Last she is inaccurate about costs. Classes may be $40 in some regions but that’s not a universal rate. The package I have works out to 10 classes a month at $15 each, and I could attend more classes to make the rate cheaper.

Anyway, I know some people hate barre and some people hate running and some people the yoga. Isn’t it great that none of us have to do these things but that they’re all available if one of them suits you?
posted by Tandem Affinity at 6:14 AM on August 3, 2019 [5 favorites]


I got really excited when I started reading this, because I was having a conversation last week with my students about related ideas – the intersections of capitalism and gender, and also how body image and body-related agency connect to class. I then got a little disappointed that it turned out to be so personal, for purely selfish reasons that a more rigorous take on this would be really handy for my classroom, whereas this is more of a data point.

It is an interesting (and by interesting I mean horrifying) example of how our culture makes people pay for one kind of privilege with another kind of oppression.
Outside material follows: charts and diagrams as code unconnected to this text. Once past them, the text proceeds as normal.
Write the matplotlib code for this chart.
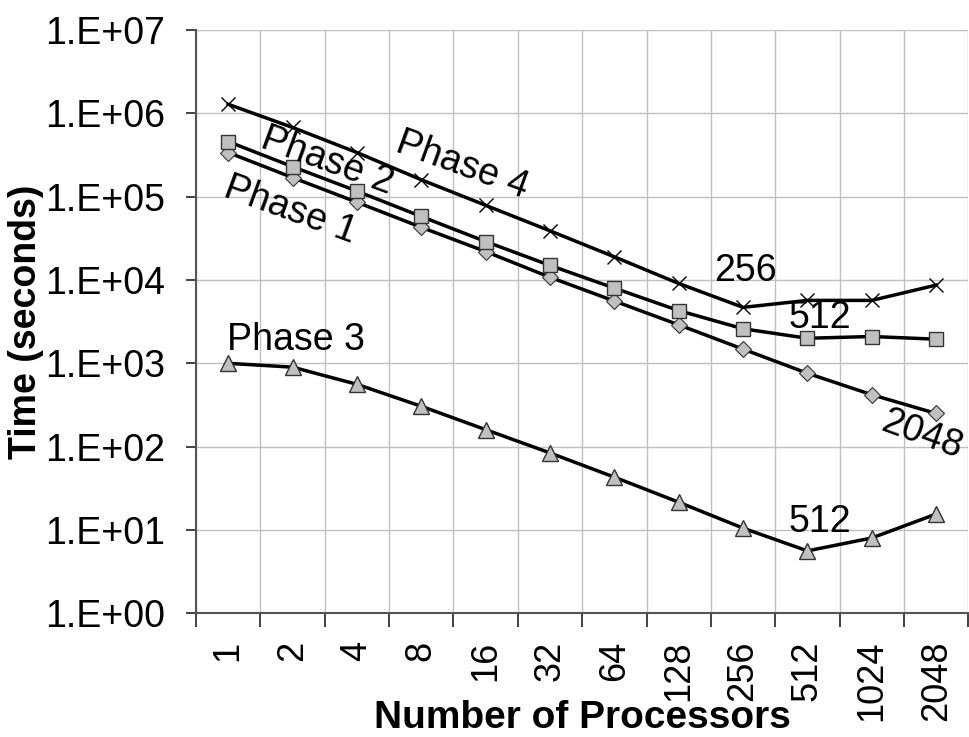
import numpy as np
import matplotlib
matplotlib.use("Agg")
import matplotlib.pyplot as plt
from matplotlib.ticker import FixedLocator, NullFormatter

plt.rcParams['font.family'] = ['Liberation Sans', 'DejaVu Sans']

# processors (categories) and timings per phase
procs = ['1', '2', '4', '8', '16', '32', '64', '128', '256', '512', '1024', '2048']
phase1 = [3.4e5, 1.7e5, 8.6e4, 4.3e4, 2.2e4, 1.08e4, 5.6e3, 2.9e3, 1.48e3, 7.6e2, 4.2e2, 2.5e2]
phase2 = [4.6e5, 2.3e5, 1.17e5, 5.8e4, 2.9e4, 1.5e4, 8.0e3, 4.3e3, 2.6e3, 2.0e3, 2.1e3, 1.95e3]
phase3 = [1.0e3, 9.0e2, 5.6e2, 3.05e2, 1.6e2, 84, 43, 21.5, 10.5, 5.6, 8.0, 15.5]
phase4 = [1.29e6, 6.8e5, 3.4e5, 1.6e5, 7.9e4, 3.9e4, 1.9e4, 9.1e3, 4.7e3, 5.7e3, 5.7e3, 8.7e3]

x = np.arange(len(procs))

fig = plt.figure(figsize=(9.69, 7.37), dpi=100)
ax = fig.add_axes([0.2023, 0.168, 0.797, 0.791])

grey = '#c0c0c0'
ax.plot(x, phase1, color='black', lw=2.5, marker='D', ms=8, mfc=grey, mec='#333333', mew=0.8, zorder=3)
ax.plot(x, phase2, color='black', lw=2.5, marker='s', ms=10, mfc=grey, mec='#333333', mew=1.0, zorder=3)
ax.plot(x, phase3, color='black', lw=2.5, marker='^', ms=11, mfc=grey, mec='#333333', mew=1.0, zorder=3)
ax.plot(x, phase4, color='black', lw=2.5, marker='x', ms=10, mec='black', mew=1.0, zorder=3)

ax.set_yscale('log')
ax.set_ylim(1, 1e7)
ax.set_xlim(-0.5, len(procs) - 0.5)

ax.set_yticks([10.0 ** k for k in range(8)])
ax.set_yticklabels(['1.E+%02d' % k for k in range(8)])
ax.yaxis.set_minor_locator(FixedLocator([]))
ax.yaxis.set_minor_formatter(NullFormatter())

ax.set_xticks(x)
ax.set_xticklabels(procs, rotation=90)
ax.xaxis.set_minor_locator(FixedLocator(np.arange(-0.5, len(procs), 1.0)))
ax.tick_params(axis='x', which='major', length=0, pad=20, labelsize=26)
ax.tick_params(axis='x', which='minor', length=10, width=1.2, color='#222222')
ax.tick_params(axis='y', which='major', length=7, width=1.2, color='#222222', labelsize=27, pad=15)

ax.grid(True, axis='x', which='minor', color=grey, lw=1.0)
ax.grid(True, axis='y', which='major', color=grey, lw=1.0)
ax.grid(False, axis='x', which='major')
ax.set_axisbelow(True)

for s in ['top', 'right']:
    ax.spines[s].set_visible(False)
for s in ['left', 'bottom']:
    ax.spines[s].set_color('#555555')
    ax.spines[s].set_linewidth(1.5)

ax.set_ylabel('Time (seconds)', fontsize=27, fontweight='bold', va='center')
ax.yaxis.set_label_coords(-0.220, 0.5)
ax.set_xlabel('Number of Processors', fontsize=28, fontweight='bold')
ax.xaxis.set_label_coords(0.5, -0.18)
ax.xaxis.label.set_va('center')

txt = dict(fontsize=27, ha='center', va='center', zorder=4)
ax.text(3.63, 2.4e5, 'Phase 4', rotation=-20, **txt)
ax.text(1.54, 2.7e5, 'Phase 2', rotation=-20, **txt)
ax.text(0.96, 6.9e4, 'Phase 1', rotation=-20, **txt)
ax.text(1.06, 1.9e3, 'Phase 3', **txt)
ax.text(8.04, 1.3e4, '256', **txt)
ax.text(9.19, 3.5e3, '512', **txt)
ax.text(10.78, 1.37e2, '2048', rotation=-20, **txt)
ax.text(9.2, 12.4, '512', **txt)

fig.savefig('out.png', dpi=100)
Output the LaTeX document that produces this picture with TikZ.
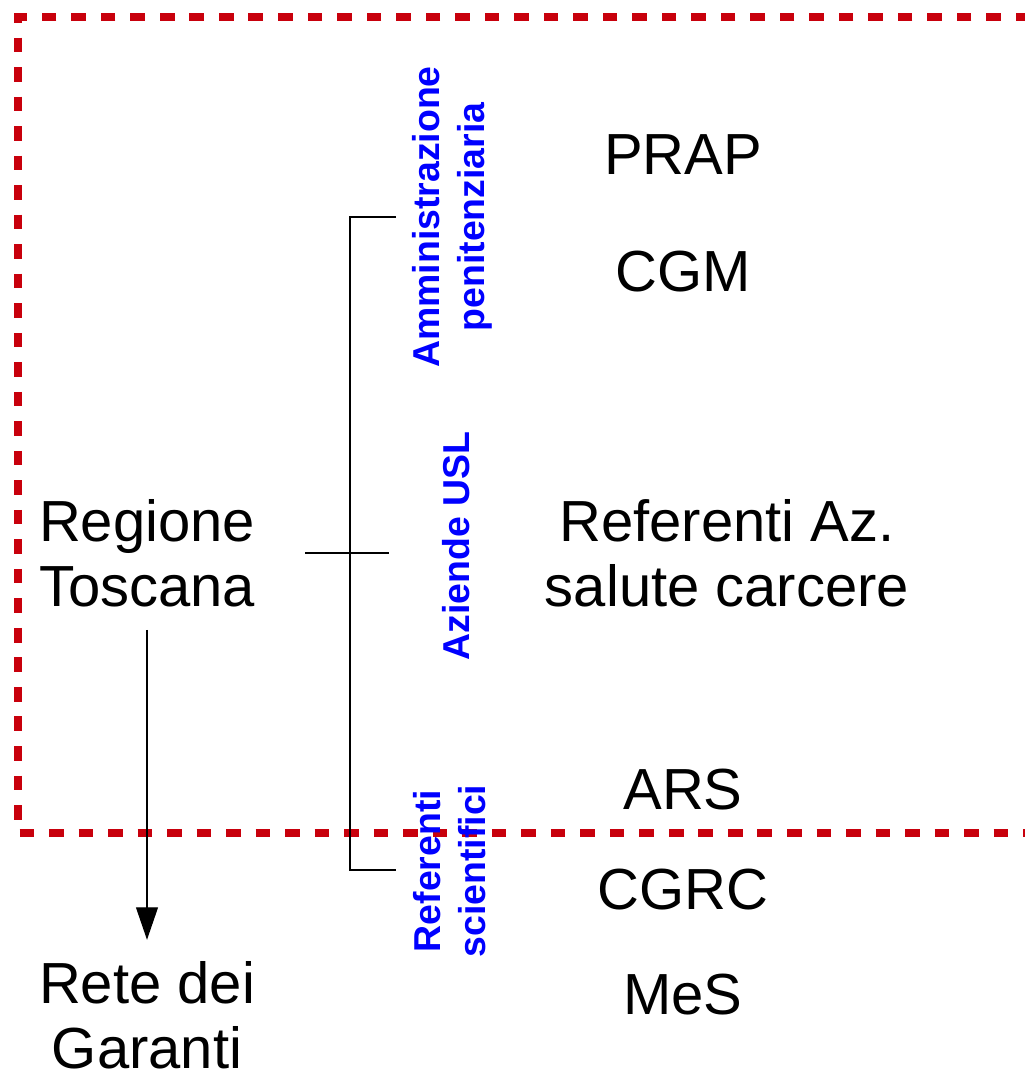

YMMV on which parts of the described lifestyle are felt as oppressive, clearly.

Anyone got suggestions for similar reading, besides the linked author's book?
posted by threecheesetrees at 6:30 AM on August 3, 2019 [5 favorites]


Anyhow, her characterization of barre as the most efficient, optimized exercise for the woman who just wants to get back to her unhealthy professional lifestyle is the push I needed to think about going back to class.
posted by Ralston McTodd at 7:34 AM on August 3, 2019 [3 favorites]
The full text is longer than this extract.